By Elias Mhegera – LACK of involvement of the people of the East African Community (EAC) in its revival has failed to bring yields as it was anticipated during its re-establishment.
Shout Africa.com registered its presence at the debate at the British Council in Dar es Salaam on Friday last week when members of the Policy Forum met to discuss issues surrounding the formation and performance of the regional body.
The title of the debate was The East African Community: is it taking off? Many of the participants observed that the reasons that led to the collapse of the former EAC in 1977, which was comprised of three countries namely; Kenya, Tanzania and Uganda might be still haunting the newly established body.
The former EAC had collapsed due to mutual suspicion particularly after the Uganda coup d’état in 1971 which removed Milton Obote from power just to be replaced by Idd Amin who was seen as a dictator by many of his neighbours, At the same time Julius Nyerere saw Kenyan president Jomo Kenyatta as working for capitalism against his envisioned ujamaa ideology (socialism).
Participants said that the addition of two more countries Burundi and Rwanda did not rescue the situation because the citizenry at large of the three countries were not fully involved during the process of bringing back to life the community. The debate last week attracted participants from all five countries of the new EAC.
It was ascertained that land issues, mineral resources, nationalism and employment opportunities will remain a snag to the total integration of the community for quite sometime. For instance it was argued that the question of land ownership is a serious problem in Kenya, Burundi and Rwanda while this is not the case in Tanzania and Uganda.
Also Tanzania is rich in minerals in comparison to other countries of the EAC. However it was generally agreed that when it comes into venturing into employment opportunities Kenyans are more aggressive than the people from the rest of the community.
These and many other reasons though in subtle form were mentioned as hindrances towards full integration in the community by many of the participants who aired their views during the debate.
Earlier during the presentations Godwill Wanga a researcher with the Economic and Social Research Foundation (ESRF), said that the EAC has done a lot although it is facing challenges just like any other regional body.
“The EAC has laid the foundation for monetary union, it has encouraged the greater economic integration and growth through freedom of movement of goods, labour services capital, and right of establishment,” he said.
Wanga also lauded the fact that the regional body has increased efficiency in collection of receivable revenues at import of goods and of excise at transactions inside the country, and the cooperation between the customs administration within the regional arrangement.
He did not however, hesitate to mention the pitfalls of the EAC like a failure to achieve the best performance in the campaign against smuggling and collective surveillance border operations.
On his part John Wakeman –Lin the senior resident representative of the IMF in Tanzania said that the EAC could perform better if it forms stronger capacity to respond to macroeconomics fluctuations, deeper regional integration and support for high value export.

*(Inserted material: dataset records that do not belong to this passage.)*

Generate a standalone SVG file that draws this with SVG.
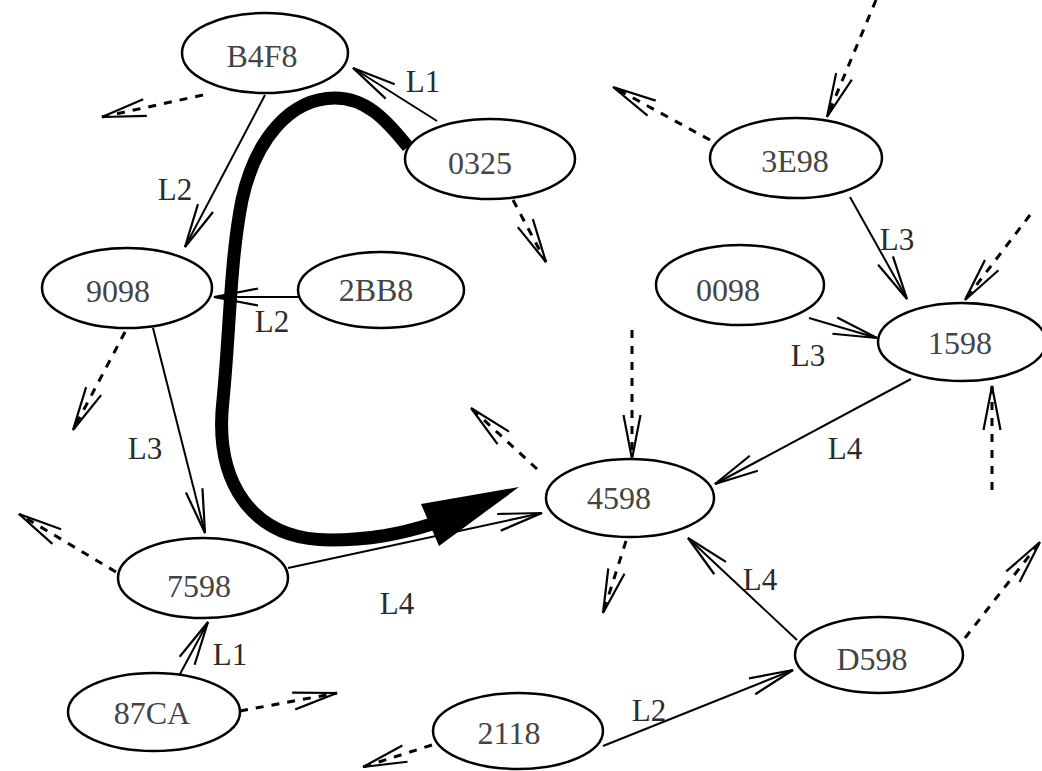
<svg xmlns="http://www.w3.org/2000/svg" width="1042" height="771" viewBox="0 0 1042 771">
<defs>
<style>
.node ellipse{fill:none;stroke:#000;stroke-width:2.5}
.node text{font-family:"Liberation Serif","Times New Roman",serif;font-size:32px;fill:#444;text-anchor:middle}
.lbl{font-family:"Liberation Serif","Times New Roman",serif;font-size:31px;fill:#2a2a2a;text-anchor:middle}
.e{fill:none;stroke:#000;stroke-width:2;marker-end:url(#v)}
.d{fill:none;stroke:#000;stroke-width:3;stroke-dasharray:8 8;marker-end:url(#v)}
</style>
<marker id="v" markerUnits="userSpaceOnUse" markerWidth="52" markerHeight="28" viewBox="-48 -14 52 28" refX="0" refY="0" orient="auto" overflow="visible">
<path d="M-44,-8.5 L0,0 L-44,8.5" fill="none" stroke="#000" stroke-width="2.2"/>
</marker>
</defs>
<rect width="1042" height="771" fill="#fff"/>
<g id="connectors">
<path class="e" d="M437,121 L353,68"/>
<path class="e" d="M265,95 L185,247"/>
<path class="e" d="M298,297 L214,297"/>
<path class="e" d="M153,328 L205,533"/>
<path class="e" d="M180,674 L208,622"/>
<path class="e" d="M288,568 L542,513"/>
<path class="e" d="M809,318 L877,338"/>
<path class="e" d="M850,197 L907,299"/>
<path class="e" d="M911,379 L715,484"/>
<path class="e" d="M797,640 L688,538"/>
<path class="e" d="M603,746 L793,670"/>
<path class="d" d="M203,95 L102,117"/>
<path class="d" d="M513,200 L546,262"/>
<path class="d" d="M710,140 L613,87"/>
<path class="d" d="M876,0 L827,117"/>
<path class="d" d="M1030,215 L965,300"/>
<path class="d" d="M992,490 L992,386"/>
<path class="d" d="M632,330 L632,459"/>
<path class="d" d="M537,469 L471,408"/>
<path class="d" d="M626,541 L603,613"/>
<path class="d" d="M116,572 L19,514"/>
<path class="d" d="M125,332 L73,430"/>
<path class="d" d="M240,711 L337,693"/>
<path class="d" d="M432,745 L363,767"/>
<path class="d" d="M965,638 L1040,542"/>
<path d="M408,147 C385,118 365,98 335,98 C290,98 255,140 242,200 C230,260 230,330 223,400 C214,480 250,540 330,540 C370,540 400,534 432,524" fill="none" stroke="#000" stroke-width="13"/>
<polygon points="519,487 439,546 421,504" fill="#000"/>
<text class="lbl" x="423" y="92">L1</text>
<text class="lbl" x="175" y="200">L2</text>
<text class="lbl" x="272" y="332">L2</text>
<text class="lbl" x="145" y="459">L3</text>
<text class="lbl" x="230" y="665">L1</text>
<text class="lbl" x="397" y="614">L4</text>
<text class="lbl" x="808" y="366">L3</text>
<text class="lbl" x="897" y="250">L3</text>
<text class="lbl" x="845" y="459">L4</text>
<text class="lbl" x="760" y="590">L4</text>
<text class="lbl" x="649" y="721">L2</text>
</g>
<g id="n-B4F8" class="node"><ellipse cx="265" cy="53" rx="83" ry="40"/><text x="262" y="67">B4F8</text></g>
<g id="n-0325" class="node"><ellipse cx="490" cy="159" rx="85" ry="40"/><text x="480" y="174">0325</text></g>
<g id="n-3E98" class="node"><ellipse cx="796" cy="158" rx="86" ry="40"/><text x="795" y="172">3E98</text></g>
<g id="n-9098" class="node"><ellipse cx="127" cy="288" rx="85" ry="40"/><text x="118" y="302">9098</text></g>
<g id="n-2BB8" class="node"><ellipse cx="381" cy="290" rx="83" ry="38"/><text x="376" y="301">2BB8</text></g>
<g id="n-0098" class="node"><ellipse cx="740" cy="285" rx="84" ry="40"/><text x="728" y="301">0098</text></g>
<g id="n-1598" class="node"><ellipse cx="962" cy="342" rx="84" ry="39"/><text x="960" y="354">1598</text></g>
<g id="n-4598" class="node"><ellipse cx="630" cy="498" rx="84" ry="39"/><text x="619" y="509">4598</text></g>
<g id="n-7598" class="node"><ellipse cx="203" cy="578" rx="85" ry="40"/><text x="199" y="597">7598</text></g>
<g id="n-87CA" class="node"><ellipse cx="154" cy="712" rx="86" ry="39"/><text x="152" y="724">87CA</text></g>
<g id="n-2118" class="node"><ellipse cx="518" cy="731" rx="85" ry="38"/><text x="509" y="744">2118</text></g>
<g id="n-D598" class="node"><ellipse cx="879" cy="655" rx="84" ry="38"/><text x="872" y="670">D598</text></g>
</svg>
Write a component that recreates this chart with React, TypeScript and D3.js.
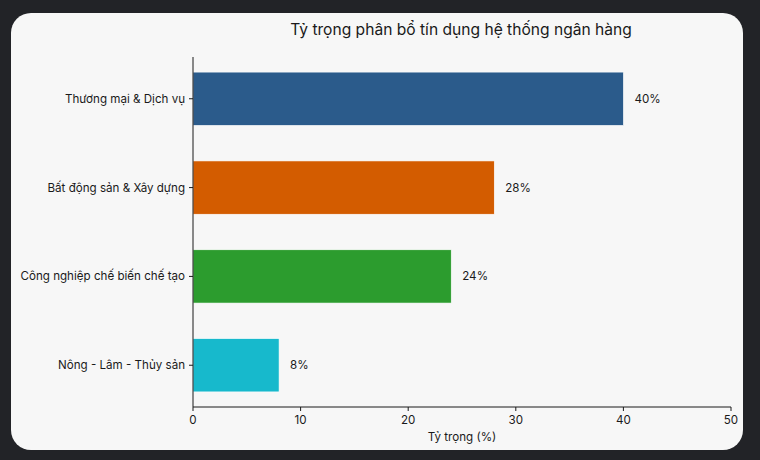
import React from "react";
import { scaleBand, scaleLinear } from "d3";

const categories = [
  "Thương mại & Dịch vụ",
  "Bất động sản & Xây dựng",
  "Công nghiệp chế biến chế tạo",
  "Nông - Lâm - Thủy sản",
];
const shares = [40, 28, 24, 8];
const barColors = ["#2b5b8b", "#d35c00", "#2c9c2e", "#17b9cc"];
const xTicks = [0, 10, 20, 30, 40, 50];

const W = 760;
const H = 460;
const margin = { top: 57, right: 29, bottom: 53, left: 193 };
const font = "'Inter', 'Noto Sans', sans-serif";
const fs = 11.6;

const App: React.FC = () => {
  const innerW = W - margin.left - margin.right;
  const innerH = H - margin.top - margin.bottom;

  const x = scaleLinear().domain([0, 50]).range([0, innerW]);
  const y = scaleBand<string>()
    .domain(categories)
    .range([0, innerH])
    .paddingInner(0.4)
    .paddingOuter(0.17);

  return (
    <div
      style={{
        position: "fixed",
        left: 0,
        top: 0,
        width: W,
        height: H,
        background: "#222327",
      }}
    >
      <svg width={W} height={H} style={{ display: "block", fontFamily: font }}>
        <rect x={11} y={13} width={732} height={437} rx={20} fill="#f7f7f7" />
        <text
          x={461}
          y={35}
          textAnchor="middle"
          fontSize={15.6}
          fill="#1a1a1a"
        >
          Tỷ trọng phân bổ tín dụng hệ thống ngân hàng
        </text>
        <g transform={`translate(${margin.left},${margin.top})`}>
          {categories.map((c, i) => {
            const cy = (y(c) ?? 0) + y.bandwidth() / 2;
            return (
              <g key={c}>
                <rect
                  x={0}
                  y={y(c)}
                  width={x(shares[i])}
                  height={y.bandwidth()}
                  fill={barColors[i]}
                  stroke="#ffffff"
                  strokeWidth={0.6}
                />
                <text
                  x={x(shares[i]) + 11}
                  y={cy}
                  dy="0.35em"
                  fontSize={fs}
                  fill="#1a1a1a"
                >
                  {shares[i]}%
                </text>
                <line x1={-4} x2={0} y1={cy} y2={cy} stroke="#1a1a1a" />
                <text
                  x={-8}
                  y={cy}
                  dy="0.35em"
                  textAnchor="end"
                  fontSize={fs}
                  fill="#1a1a1a"
                >
                  {c}
                </text>
              </g>
            );
          })}
          <line x1={0} x2={0} y1={0} y2={innerH} stroke="#1a1a1a" />
          <line x1={0} x2={innerW} y1={innerH} y2={innerH} stroke="#1a1a1a" />
          {xTicks.map((t) => (
            <g key={t} transform={`translate(${x(t)},${innerH})`}>
              <line y1={0} y2={4} stroke="#1a1a1a" />
              <text y={17} textAnchor="middle" fontSize={fs} fill="#1a1a1a">
                {t}
              </text>
            </g>
          ))}
          <text
            x={innerW / 2}
            y={innerH + 34}
            textAnchor="middle"
            fontSize={fs}
            fill="#1a1a1a"
          >
            Tỷ trọng (%)
          </text>
        </g>
      </svg>
    </div>
  );
};

export default App;
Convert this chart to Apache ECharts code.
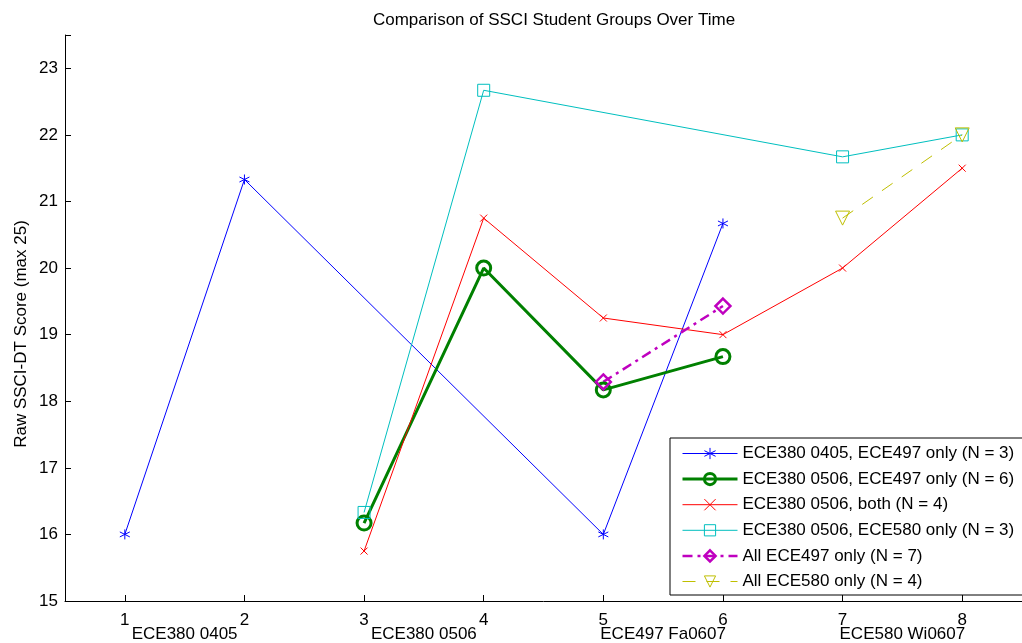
<!DOCTYPE html>
<html>
<head>
<meta charset="utf-8">
<script src="https://cdn.jsdelivr.net/npm/echarts@6/dist/echarts.min.js"></script>
<style>html,body{margin:0;padding:0;background:#fff}#c{width:1022px;height:643px}</style>
</head>
<body>
<div id="c"></div>
<script>
const xTicks = [1, 2, 3, 4, 5, 6, 7, 8];
const periodPositions = [1.5, 3.5, 5.5, 7.5];
const periodLabels = ['ECE380 0405', 'ECE380 0506', 'ECE497 Fa0607', 'ECE580 Wi0607'];
const titleText = 'Comparison of SSCI Student Groups Over Time';
const yName = 'Raw SSCI-DT Score (max 25)';
const seriesNames = [
  'ECE380 0405, ECE497 only (N = 3)',
  'ECE380 0506, ECE497 only (N = 6)',
  'ECE380 0506, both (N = 4)',
  'ECE380 0506, ECE580 only (N = 3)',
  'All ECE497 only (N = 7)',
  'All ECE580 only (N = 4)'
];
const s1x = [1, 2, 5, 6];       const s1y = [16, 21.33, 16, 20.67];
const s2x = [3, 4, 5, 6];       const s2y = [16.17, 20, 18.17, 18.67];
const s3x = [3, 4, 5, 6, 7, 8]; const s3y = [15.75, 20.75, 19.25, 19, 20, 21.5];
const s4x = [3, 4, 7, 8];       const s4y = [16.33, 22.67, 21.67, 22];
const s5x = [5, 6];             const s5y = [18.29, 19.43];
const s6x = [7, 8];             const s6y = [20.75, 22];

const pair = (xs, ys) => xs.map((x, i) => [x, ys[i]]);
const asterisk = 'path://M0,-10L0,10M-8.66,-5L8.66,5M-8.66,5L8.66,-5';
const cross = 'path://M-10,-10L10,10M-10,10L10,-10';

function mk(name, data, color, width, symbol, size, dash, extra) {
  return Object.assign({
    name: name, type: 'line', data: data,
    symbol: symbol, symbolSize: size,
    lineStyle: {color: color, width: width, type: dash},
    itemStyle: {color: 'rgba(255,255,255,0)', borderColor: color, borderWidth: width},
    emphasis: {disabled: true},
    z: 3
  }, extra || {});
}

const chart = echarts.init(document.getElementById('c'), null, {renderer: 'canvas'});
const font = 'Liberation Sans, Arial, Helvetica, sans-serif';
const FS = 17;
chart.setOption({
  animation: false,
  backgroundColor: '#fff',
  textStyle: {fontFamily: font},
  title: {
    text: titleText,
    left: 549, top: 7, textAlign: 'center',
    textStyle: {fontSize: FS, fontWeight: 'normal', color: '#000', fontFamily: font}
  },
  grid: {left: 65, top: 35, width: 960, height: 567, containLabel: false},
  legend: {
    orient: 'vertical', left: 670, top: 438,
    padding: [7, 40, 5, 11],
    itemWidth: 55, itemHeight: 14, itemGap: 8.6,
    backgroundColor: '#fff', borderColor: '#000', borderWidth: 1,
    lineStyle: {width: 'inherit'},
    itemStyle: {borderWidth: 'inherit'},
    textStyle: {fontSize: FS, color: '#000', fontFamily: font},
    data: seriesNames
  },
  graphic: [{
    type: 'text', x: 21, y: 334, rotation: Math.PI / 2,
    style: {text: yName, font: FS + 'px ' + font, fill: '#000', align: 'center', verticalAlign: 'middle'}
  }],
  xAxis: [{
    type: 'value', min: 0.5, max: 8.5,
    axisLine: {show: true, onZero: false, lineStyle: {color: '#000', width: 1}},
    axisTick: {show: true, inside: true, length: 6, customValues: xTicks, lineStyle: {color: '#000'}},
    axisLabel: {customValues: xTicks, color: '#000', fontSize: FS, margin: 11, fontFamily: font},
    splitLine: {show: false}
  }, {
    type: 'value', min: 0.5, max: 8.5, position: 'bottom',
    axisLine: {show: false}, axisTick: {show: false}, splitLine: {show: false},
    axisLabel: {
      customValues: periodPositions, color: '#000', fontSize: FS, margin: 25, fontFamily: font,
      formatter: v => { const i = periodPositions.indexOf(v); return i >= 0 ? periodLabels[i] : ''; }
    }
  }],
  yAxis: {
    type: 'value', min: 15, max: 23.5, interval: 1,
    axisLine: {show: true, onZero: false, lineStyle: {color: '#000', width: 1}},
    axisTick: {show: true, inside: true, length: 6, lineStyle: {color: '#000'}},
    axisLabel: {color: '#000', fontSize: FS, margin: 7, fontFamily: font,
      formatter: v => Number.isInteger(v) ? String(v) : ''},
    splitLine: {show: false}
  },
  series: [
    mk(seriesNames[0], pair(s1x, s1y), '#0000ff', 1, asterisk, 10, 'solid'),
    mk(seriesNames[1], pair(s2x, s2y), '#008000', 3, 'circle', 14, 'solid'),
    mk(seriesNames[2], pair(s3x, s3y), '#ff0000', 1, cross, 7, 'solid'),
    mk(seriesNames[3], pair(s4x, s4y), '#00bfbf', 1, 'rect', 12, 'solid'),
    mk(seriesNames[4], pair(s5x, s5y), '#bf00bf', 2.5, 'diamond', 15, [10, 5, 3, 5]),
    mk(seriesNames[5], pair(s6x, s6y), '#bfbf00', 1, 'triangle', 14, [13, 11], {symbolRotate: 180})
  ]
});
</script>
</body>
</html>
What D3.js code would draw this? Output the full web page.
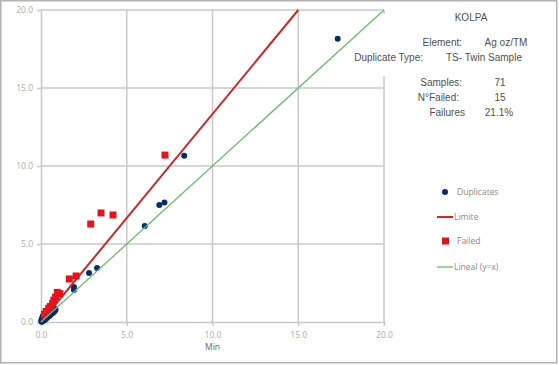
<!DOCTYPE html>
<meta charset="utf-8">
<style>
body { margin: 0; background: #fff; }
svg { display: block; font-family: "Liberation Sans", Arial, sans-serif; }
.grid line { stroke: #c8c8c8; stroke-width: 1.5px; }
.axis path, .axis line { stroke: #c8c8c8; stroke-width: 1.5px; }
.axis text { fill: #ababab; font-size: 8.5px; font-family: "Open Sans", sans-serif; }
.info text { fill: #505050; font-size: 10px; }
.legend text { fill: #8a8a8a; font-size: 8.5px; font-family: "Open Sans", sans-serif; }
</style>
<svg width="559" height="365"></svg>
<script src="https://d3js.org/d3.v7.min.js"></script>
<script>

var svg = d3.select("svg");

var xTicks = [0, 5, 10, 15, 20],
    yTicks = [0, 5, 10, 15, 20];

// duplicates (Min, Max) - failed ones also belong to the 71 samples
var failed = [
  [7.23, 10.7], [3.5, 6.99], [4.2, 6.86], [2.9, 6.28],
  [2.05, 2.95], [1.65, 2.76], [1.1, 1.82], [0.95, 1.9],
  [0.85, 1.6], [0.75, 1.4], [0.68, 1.2], [0.55, 1.0],
  [0.45, 0.88], [0.3, 0.68], [0.2, 0.5]
];
var duplicates = [
  [17.3, 18.15], [8.35, 10.65], [7.2, 7.66], [6.9, 7.5], [6.05, 6.15],
  [3.27, 3.46], [2.8, 3.14], [1.92, 2.24], [1.92, 2.05],
  [0.02, 0.03], [0.05, 0.02], [0.05, 0.1], [0.08, 0.05], [0.1, 0.12],
  [0.1, 0.2], [0.12, 0.08], [0.15, 0.15], [0.15, 0.3], [0.18, 0.22],
  [0.2, 0.12], [0.2, 0.35], [0.22, 0.25], [0.25, 0.18], [0.25, 0.4],
  [0.28, 0.3], [0.3, 0.22], [0.3, 0.45], [0.33, 0.35], [0.35, 0.28],
  [0.38, 0.42], [0.4, 0.33], [0.42, 0.5], [0.45, 0.4], [0.48, 0.45],
  [0.5, 0.38], [0.52, 0.55], [0.55, 0.48], [0.58, 0.6], [0.6, 0.52],
  [0.62, 0.65], [0.65, 0.58], [0.68, 0.7], [0.7, 0.6], [0.72, 0.75],
  [0.75, 0.66], [0.78, 0.8], [0.8, 0.7], [0.82, 0.85], [0.85, 0.78],
  [0.05, 0.06], [0.08, 0.3], [0.12, 0.4], [0.03, 0.15], [0.07, 0.2],
  [0.4, 0.55], [0.6, 0.75]
].concat(failed);

var limitLine = [[0, 0], [15, 20]];
var linealLine = [[0, 0], [20, 20]];

var infoRows = [
  ["Element:", "Ag oz/TM"],
  ["Duplicate Type:", "TS- Twin Sample"],
  ["Samples:", "71"],
  ["N°Failed:", "15"],
  ["Failures", "21.1%"]
];
var legendItems = ["Duplicates", "Limite", "Failed", "Lineal (y=x)"];

var x = d3.scaleLinear().domain([0, 20]).range([41, 384]),
    y = d3.scaleLinear().domain([0, 20]).range([322, 10]);

// outer frame
svg.append("rect")
    .attr("x", 0.75).attr("y", 0.75)
    .attr("width", 556).attr("height", 362)
    .attr("fill", "none").attr("stroke", "#b4b4b4").attr("stroke-width", 1.5);

// gridlines
var grid = svg.append("g").attr("class", "grid");
grid.selectAll(".h").data(yTicks.slice(1)).enter().append("line")
    .attr("x1", x(0)).attr("x2", x(20))
    .attr("y1", d => y(d)).attr("y2", d => y(d));
grid.selectAll(".v").data(xTicks.slice(1)).enter().append("line")
    .attr("y1", y(0)).attr("y2", y(20))
    .attr("x1", d => x(d)).attr("x2", d => x(d));

// white box of the info panel hides the right gridline behind the text
svg.append("rect").attr("x", 352).attr("y", 14).attr("width", 200).attr("height", 62).attr("fill", "#fff");

svg.append("g")
    .attr("class", "axis")
    .attr("transform", "translate(0," + y(0) + ")")
    .call(d3.axisBottom(x).tickValues(xTicks).tickFormat(d3.format(".1f")).tickSize(4).tickSizeOuter(0).tickPadding(6));

svg.append("g")
    .attr("class", "axis")
    .attr("transform", "translate(" + x(0) + ",0)")
    .call(d3.axisLeft(y).tickValues(yTicks).tickFormat(d3.format(".1f")).tickSize(4).tickSizeOuter(0).tickPadding(4));

svg.append("text")
    .attr("x", x(10)).attr("y", 350)
    .attr("text-anchor", "middle")
    .attr("fill", "#666").attr("font-size", "8.5px")
    .attr("font-family", "Open Sans, sans-serif")
    .text("Min");

var line = d3.line().x(d => x(d[0])).y(d => y(d[1]));

// draw order: duplicates, limit, failed, lineal
svg.append("g").selectAll("circle").data(duplicates).enter().append("circle")
    .attr("cx", d => x(d[0])).attr("cy", d => y(d[1]))
    .attr("r", 3).attr("fill", "#0b2a66");

svg.append("path").datum(limitLine)
    .attr("d", line).attr("fill", "none")
    .attr("stroke", "#c62a2a").attr("stroke-width", 2);

svg.append("g").selectAll("rect").data(failed).enter().append("rect")
    .attr("x", d => x(d[0]) - 3.5).attr("y", d => y(d[1]) - 3.5)
    .attr("width", 7).attr("height", 7).attr("fill", "#e3141c");

svg.append("path").datum(linealLine)
    .attr("d", line).attr("fill", "none")
    .attr("stroke", "#6cba6c").attr("stroke-width", 1.3);

// info panel
var info = svg.append("g").attr("class", "info");
info.append("text").attr("x", 471).attr("y", 21).attr("text-anchor", "middle").text("KOLPA");
var rowY = [46, 61, 86, 101, 116];
var labelEnd = [462, 423, 462, 459, 465];
var valX = [506, 484, 500, 500, 499];
info.selectAll(".lab").data(infoRows).enter().append("text")
    .attr("x", (d, i) => labelEnd[i]).attr("y", (d, i) => rowY[i])
    .attr("text-anchor", "end").text(d => d[0]);
info.selectAll(".val").data(infoRows).enter().append("text")
    .attr("x", (d, i) => valX[i]).attr("y", (d, i) => rowY[i])
    .attr("text-anchor", "middle").text(d => d[1]);

// legend
var legend = svg.append("g").attr("class", "legend");
var legY = [192, 217, 241, 267];
legendItems.forEach(function(name, i) {
  var g = legend.append("g").attr("transform", "translate(0," + legY[i] + ")");
  if (i === 0) g.append("circle").attr("cx", 445).attr("r", 3).attr("fill", "#0b2a66");
  if (i === 1) g.append("line").attr("x1", 437).attr("x2", 453).attr("stroke", "#c62a2a").attr("stroke-width", 2);
  if (i === 2) g.append("rect").attr("x", 442).attr("y", -3.5).attr("width", 7).attr("height", 7).attr("fill", "#e3141c");
  if (i === 3) g.append("line").attr("x1", 437).attr("x2", 453).attr("stroke", "#6cba6c").attr("stroke-width", 1.3);
  g.append("text").attr("x", i === 0 || i === 2 ? 457 : 454).attr("dy", "0.35em").text(name);
});

</script>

The former Tanzania minister for EAC cooperation Dr Diodurus Kamala said that leaders of the member countries should meet frequently to discuss pertinent economic issues because too much time has been spent on political issues while the economic side is not given a deserving attention.
Many participants in the debate agreed that importance of the customs union is the key aspect of the cooperation
Dr Kamala reminds that there is an uphill task in fulfilling a Common External Tariff (CET) on imports from third countries, duty-free trade between the member states; and common customs procedures as it were agreed upon in the previous meetings.
So far different rates are applied for raw materials as follows intermediate products 10 percent and finished goods 25 percent the latter percentage is fixed as the maximum. This represents a significance decrease from what was previously the maximum in Kenya 35 percent Tanzania 40 percent and Uganda 15 percent.
He says that however, this customs union is not yet fully implemented, because there is a significant list of exclusions to the Common External Tariff and tariff-free movement of goods and services. Technical work is also needed to harmonise and modernise the customs procedures in the EAC’s major ports of entry.
During the closing of the event Dr Kamala was reminded by contributors to the debate that politics and economics are intertwined and there is no way they can be separated.
The East African Community was finally revived on November 30, 1999, when the Treaty for its re-establishment was signed. It came into force on July 7, 2000, twenty-three years after the total collapse of the defunct erstwhile Community and its organs.